Tuesday, November 08, 2011

Seattle car registration supplemental charge not likely to be approved today by voters

Today is election day in the State of Washington, although they don't go to the polls--today is the deadline for mailing in their election ballot, which has to be postmarked today.

One of the items on the ballot in Seattle is a "car tab" fee increase. The State Legislature passed a law allowing local jurisdictions to impose a fee on car registrations if they create a Local transportation benefit district. (The urban areas of King, Pierce and Snohomish counties also pay a Regional Transit Authority tax.)

How a transportation benefit district works

Once a local transportation benefit district is set up, the district’s board of directors may vote to charge a local vehicle licensing fee due when a vehicle owner buys new tabs.

  • The transportation benefit district board has the authority to impose a fee of up to $20 per vehicle without voter approval.
  • A transportation benefit district may impose a vehicle renewal fee of up to $100 per vehicle or seek other sources of funding if approved by voters.
The Seattle Transportation Benefit District is proposing a $60 supplemental fee, on the ballots today. (King County and the City already charge the $20 amount not subject to voter approval. The King County fee goes towards transit. See "King County's car-tab fee for bus service should have been put to a vote" from the Seattle Times and "$20 car tab fee to save transit passes King Co. Council" from the Seattle Post-Intelligencer blog.)
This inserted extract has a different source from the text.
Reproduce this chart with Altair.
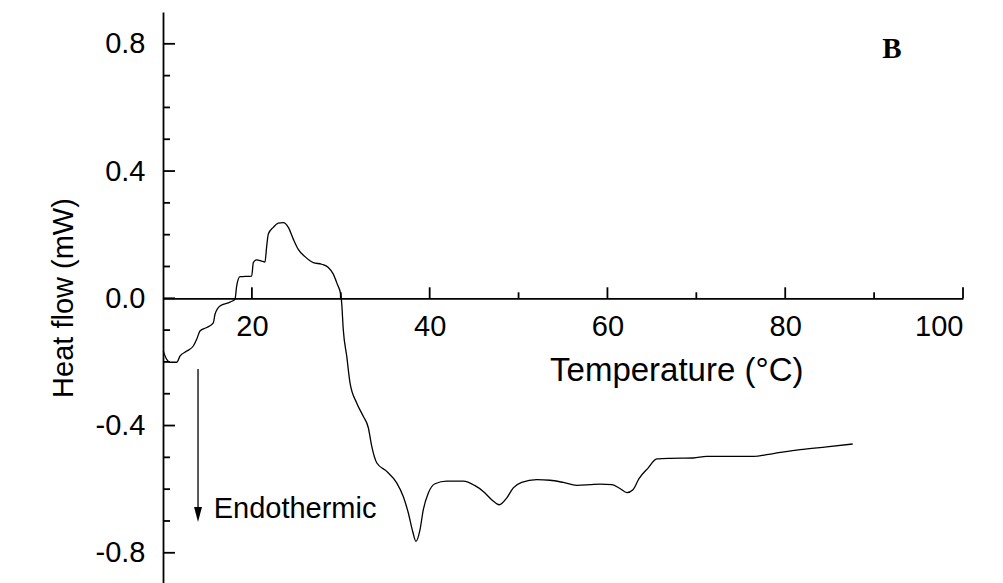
import altair as alt
import pandas as pd

# DSC trace: temperature (°C) and heat flow (mW)
temperature = [
    10.03, 10.42, 10.79, 11.54, 11.91, 12.67, 13.41, 13.79, 14.16, 14.92,
    15.66, 15.85, 16.41, 17.54, 18.10, 18.29, 18.66, 19.98, 20.16, 20.54,
    21.10, 21.47, 21.67, 21.85, 22.41, 22.97, 23.53, 24.10, 24.66, 25.22,
    25.97, 26.91, 27.85, 28.60, 29.16, 29.61, 29.99, 30.10, 30.28, 30.67,
    31.04, 31.79, 32.53, 33.10, 33.48, 34.04, 35.17, 36.29, 37.03, 37.60,
    38.09, 38.46, 38.91, 39.28, 39.85, 40.60, 41.92, 43.78, 45.10, 46.03,
    46.98, 47.83, 48.66, 49.41, 50.35, 52.04, 53.54, 55.03, 56.54, 58.04,
    59.16, 60.51, 61.41, 62.20, 62.87, 63.55, 64.59, 65.54, 67.03, 69.66,
    71.16, 73.41, 76.41, 78.66, 81.66, 84.66, 87.59,
]
heat_flow = [
    -0.166, -0.192, -0.201, -0.201, -0.182, -0.166, -0.150, -0.129, -0.103, -0.092,
    -0.077, -0.050, -0.024, -0.012, -0.003, 0.039, 0.068, 0.070, 0.112, 0.121,
    0.117, 0.114, 0.165, 0.202, 0.223, 0.236, 0.238, 0.223, 0.186, 0.154,
    0.131, 0.112, 0.107, 0.097, 0.076, 0.044, 0.013, -0.014, -0.098, -0.182,
    -0.266, -0.329, -0.371, -0.407, -0.465, -0.517, -0.544, -0.580, -0.623, -0.675,
    -0.733, -0.764, -0.728, -0.665, -0.612, -0.583, -0.575, -0.575, -0.589, -0.607,
    -0.633, -0.649, -0.628, -0.596, -0.579, -0.570, -0.572, -0.579, -0.588, -0.586,
    -0.584, -0.586, -0.598, -0.611, -0.602, -0.567, -0.533, -0.505, -0.503, -0.502,
    -0.497, -0.497, -0.497, -0.488, -0.476, -0.467, -0.458,
]

x_major = [20, 40, 60, 80, 100]
x_minor = [30, 50, 70, 90]
y_major = [-0.8, -0.4, 0.0, 0.4, 0.8]
y_minor = [-0.7, -0.6, -0.5, -0.3, -0.2, -0.1, 0.1, 0.2, 0.3, 0.5, 0.6, 0.7]

FONT = "Liberation Sans"
X_DOMAIN = [10, 100]
Y_DOMAIN = [-0.895, 0.9]
W, H = 800, 571

trace = pd.DataFrame({"T": temperature, "hf": heat_flow, "i": range(len(temperature))})

xs = alt.Scale(domain=X_DOMAIN, nice=False, zero=False)
ys = alt.Scale(domain=Y_DOMAIN, nice=False, zero=False)

# pixel distance from the bottom of the plot to the zero line
zero_from_bottom = (0 - Y_DOMAIN[0]) / (Y_DOMAIN[1] - Y_DOMAIN[0]) * H

line = alt.Chart(trace).mark_line(color="black", strokeWidth=1.3, interpolate="monotone").encode(
    x=alt.X("T:Q", scale=xs,
            axis=alt.Axis(values=x_major, format="d", orient="bottom", offset=-zero_from_bottom,
                          ticks=False, tickSize=0, grid=False, labelPadding=14.5,
                          labelFontSize=29, labelFont=FONT, labelColor="black",
                          domainColor="black", domainWidth=1.8, title=None)),
    y=alt.Y("hf:Q", scale=ys,
            axis=alt.Axis(values=y_major, orient="left", ticks=False, tickSize=0, grid=False,
                          labelExpr="(datum.value < 0 ? '-' : '') + format(abs(datum.value), '.1f')",
                          labelPadding=18, labelFontSize=29, labelFont=FONT, labelColor="black",
                          domainColor="black", domainWidth=1.8,
                          title="Heat flow (mW)", titleFont=FONT, titleFontSize=29,
                          titleFontWeight="normal", titleColor="black",
                          titleX=-100, titleY=H / 2, titleBaseline="middle", titleAngle=270)),
    order="i:Q",
)

def x_ticks(values, length):
    df = pd.DataFrame({"v": values})
    return alt.Chart(df).mark_rule(color="black", strokeWidth=1.8, y2Offset=-length).encode(
        x=alt.X("v:Q", scale=xs), y=alt.datum(0, scale=ys), y2=alt.datum(0))

def y_ticks(values, length):
    df = pd.DataFrame({"v": values})
    return alt.Chart(df).mark_rule(color="black", strokeWidth=1.8, x2Offset=length).encode(
        y=alt.Y("v:Q", scale=ys), x=alt.datum(X_DOMAIN[0], scale=xs), x2=alt.datum(X_DOMAIN[0]))

x_title = alt.Chart().mark_text(text="Temperature (°C)", font=FONT, fontSize=33, color="black",
                                align="center", baseline="alphabetic").encode(
    x=alt.datum(67.8, scale=xs), y=alt.datum(-0.259, scale=ys))

panel_tag = alt.Chart().mark_text(text="B", font="Liberation Serif", fontWeight="bold", fontSize=29,
                                  color="black", align="center", baseline="alphabetic").encode(
    x=alt.datum(92.0, scale=xs), y=alt.datum(0.756, scale=ys))

arrow_shaft = alt.Chart().mark_rule(color="black", strokeWidth=1.3).encode(
    x=alt.datum(13.94, scale=xs), y=alt.datum(-0.222, scale=ys), y2=alt.datum(-0.66))

arrow_head = alt.Chart().mark_point(shape="M -0.53 -1 L 0.53 -1 L 0 1 Z", size=225, filled=True,
                                    color="black", opacity=1, yOffset=-7.5).encode(
    x=alt.datum(13.94, scale=xs), y=alt.datum(-0.703, scale=ys))

endo = alt.Chart().mark_text(text="Endothermic", font=FONT, fontSize=29, color="black",
                             align="left", baseline="alphabetic").encode(
    x=alt.datum(15.7, scale=xs), y=alt.datum(-0.69, scale=ys))

chart = alt.layer(
    line,
    x_ticks(x_major, 11), x_ticks(x_minor, 6),
    y_ticks(y_major, 12), y_ticks(y_minor, 7),
    x_title, panel_tag, arrow_shaft, arrow_head, endo,
).properties(
    width=W, height=H,
    background="white",
    autosize=alt.AutoSizeParams(type="none"),
    padding={"left": 163, "top": 12, "right": 40, "bottom": 0},
).configure_view(strokeWidth=0)

chart.save("out.html", embed_options={"renderer": "svg", "actions": False})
The monies from the fee would be used for a variety of transportation improvements, divvied up as following:

• Approximately 29% will be allocated for transportation system repair, maintenance and safety.

• Approximately 49% will be allocated for implementing transit speed, reliability and access improvement projects and programs.
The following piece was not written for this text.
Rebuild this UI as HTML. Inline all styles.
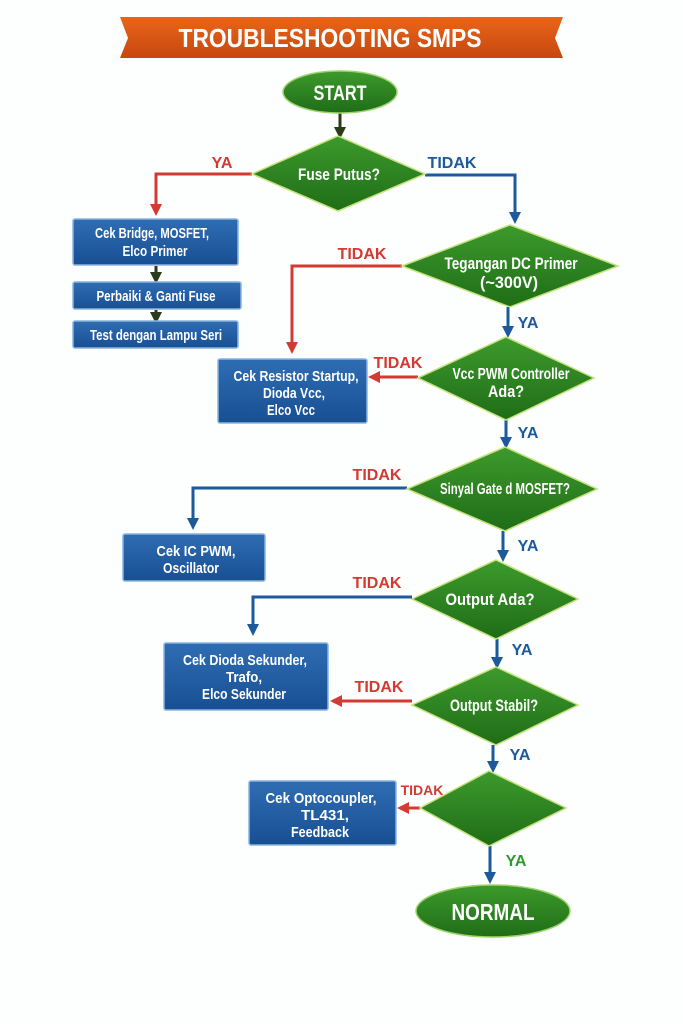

• Approximately 22% will be allocated for implementing pedestrian, bicycle and freight mobility projects and programs.


Where Seattle car registration fee monies could go

While 60 organizations have come out in favor of the proposition including The Stranger, one of the nation's premiere alternative news and entertainment weeklies, (the ad hoc group Citizens Against Raising Car Tabs of course, is not in favor), traditional organizations focused on good government--the League of Woman Voters and the Municipal League of King County--as well as the city's daily newspaper, the Seattle Times--which tends to be pro-road--are opposed.

Some say it is regressive. Others that the plans for spending the monies aren't well defined. While others complain that Seattle's Bridging the Gap bond and other funds program for road and other improvements hasn't achieved what it was supposed to do, so why give more money?


Some complain that it is a regressive fee--this is always a problem when it comes to charging more for car use. Seeming progressives focus on the cost, not the policy. If you want to provide relief for people of lesser income, do that, but still approve the change in the law.

Since the law was passed in 2007, no Washington State jurisdiction has been successful in getting voter approval for fees greater than $20. I don't expect today's election results to be any different. We won't know if the program had been better defined, and addressed the regressivity issue, whether it may have passed.

Likely, voters--most of whom own cars--aren't likely willing to increase what they pay towards road and transit infrastructure. (Also see "Pierce Transit tax failure a clear ‘no-new-taxes’ message to Legislature, Tim Eyman believes" from the Tacoma News Tribune. The piece discusses the failure, earlier this year, of a ballot measure to continue a transit sales tax.)

Note that the ballot is mail-in. I wonder if that makes a difference in terms of the result, versus voting in person at the polls.